# DO THIS
From the first line of the data below through the line bearing "from matplotlib.ticker import MultipleLocator", reproduce each line exactly; do not include pictures.

# DATA
========================================================================

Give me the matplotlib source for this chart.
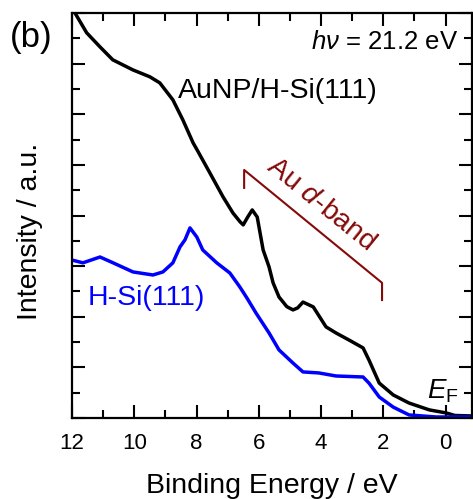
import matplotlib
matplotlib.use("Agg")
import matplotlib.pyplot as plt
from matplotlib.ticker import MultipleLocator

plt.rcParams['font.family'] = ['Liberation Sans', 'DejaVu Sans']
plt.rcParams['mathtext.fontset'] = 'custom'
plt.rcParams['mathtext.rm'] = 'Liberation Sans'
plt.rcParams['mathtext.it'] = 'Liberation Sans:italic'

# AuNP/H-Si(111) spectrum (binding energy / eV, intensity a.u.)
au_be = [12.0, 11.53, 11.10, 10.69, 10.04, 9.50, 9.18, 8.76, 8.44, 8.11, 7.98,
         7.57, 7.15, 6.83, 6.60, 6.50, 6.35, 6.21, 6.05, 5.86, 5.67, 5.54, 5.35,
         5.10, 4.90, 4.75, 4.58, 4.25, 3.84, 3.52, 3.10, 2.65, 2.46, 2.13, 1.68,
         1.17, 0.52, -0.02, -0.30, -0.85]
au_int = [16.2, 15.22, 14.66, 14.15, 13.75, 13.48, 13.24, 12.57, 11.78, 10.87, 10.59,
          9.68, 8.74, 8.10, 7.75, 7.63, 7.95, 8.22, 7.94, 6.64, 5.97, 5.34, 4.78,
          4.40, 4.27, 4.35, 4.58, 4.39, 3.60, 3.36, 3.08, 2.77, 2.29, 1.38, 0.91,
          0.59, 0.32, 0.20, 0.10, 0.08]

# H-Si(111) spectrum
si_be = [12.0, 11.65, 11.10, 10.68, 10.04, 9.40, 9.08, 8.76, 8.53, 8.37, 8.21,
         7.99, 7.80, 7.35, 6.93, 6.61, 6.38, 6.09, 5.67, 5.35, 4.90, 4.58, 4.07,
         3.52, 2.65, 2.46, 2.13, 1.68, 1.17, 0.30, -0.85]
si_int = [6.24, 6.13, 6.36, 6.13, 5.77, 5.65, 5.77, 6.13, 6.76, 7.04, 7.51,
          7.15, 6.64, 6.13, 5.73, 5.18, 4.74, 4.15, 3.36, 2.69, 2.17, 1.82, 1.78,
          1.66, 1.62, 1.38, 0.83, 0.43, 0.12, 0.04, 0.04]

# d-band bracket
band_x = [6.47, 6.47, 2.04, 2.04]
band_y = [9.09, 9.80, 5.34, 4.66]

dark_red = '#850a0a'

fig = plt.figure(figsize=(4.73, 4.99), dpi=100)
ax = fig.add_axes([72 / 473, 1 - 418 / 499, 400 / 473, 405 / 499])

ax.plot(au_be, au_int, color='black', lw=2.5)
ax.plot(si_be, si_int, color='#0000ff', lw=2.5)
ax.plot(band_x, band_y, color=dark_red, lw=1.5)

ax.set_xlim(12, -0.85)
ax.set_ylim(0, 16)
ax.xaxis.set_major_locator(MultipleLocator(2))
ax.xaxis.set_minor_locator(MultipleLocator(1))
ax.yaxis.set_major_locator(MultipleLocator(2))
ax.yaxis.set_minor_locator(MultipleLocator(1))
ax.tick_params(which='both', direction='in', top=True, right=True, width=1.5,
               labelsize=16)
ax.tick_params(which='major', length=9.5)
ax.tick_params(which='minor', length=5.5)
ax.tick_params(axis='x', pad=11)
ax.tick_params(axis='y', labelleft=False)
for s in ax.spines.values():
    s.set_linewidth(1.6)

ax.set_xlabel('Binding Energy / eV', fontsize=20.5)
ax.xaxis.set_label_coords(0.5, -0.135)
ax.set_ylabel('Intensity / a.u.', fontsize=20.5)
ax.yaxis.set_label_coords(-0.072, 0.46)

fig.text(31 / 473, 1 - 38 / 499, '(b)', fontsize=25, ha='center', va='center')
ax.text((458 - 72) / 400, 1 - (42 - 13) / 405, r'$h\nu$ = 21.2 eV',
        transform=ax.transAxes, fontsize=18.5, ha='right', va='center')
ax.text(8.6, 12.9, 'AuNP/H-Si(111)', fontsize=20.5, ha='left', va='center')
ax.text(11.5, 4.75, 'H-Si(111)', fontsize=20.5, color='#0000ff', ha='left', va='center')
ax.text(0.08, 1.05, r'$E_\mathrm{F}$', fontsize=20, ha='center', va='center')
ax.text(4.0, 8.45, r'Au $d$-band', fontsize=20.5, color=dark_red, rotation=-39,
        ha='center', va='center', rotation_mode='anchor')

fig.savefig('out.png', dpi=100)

========================================================================

# ANSWER TO THIS PROBLEM
Give me the matplotlib source for this chart.
import matplotlib
matplotlib.use("Agg")
import matplotlib.pyplot as plt
from matplotlib.ticker import MultipleLocator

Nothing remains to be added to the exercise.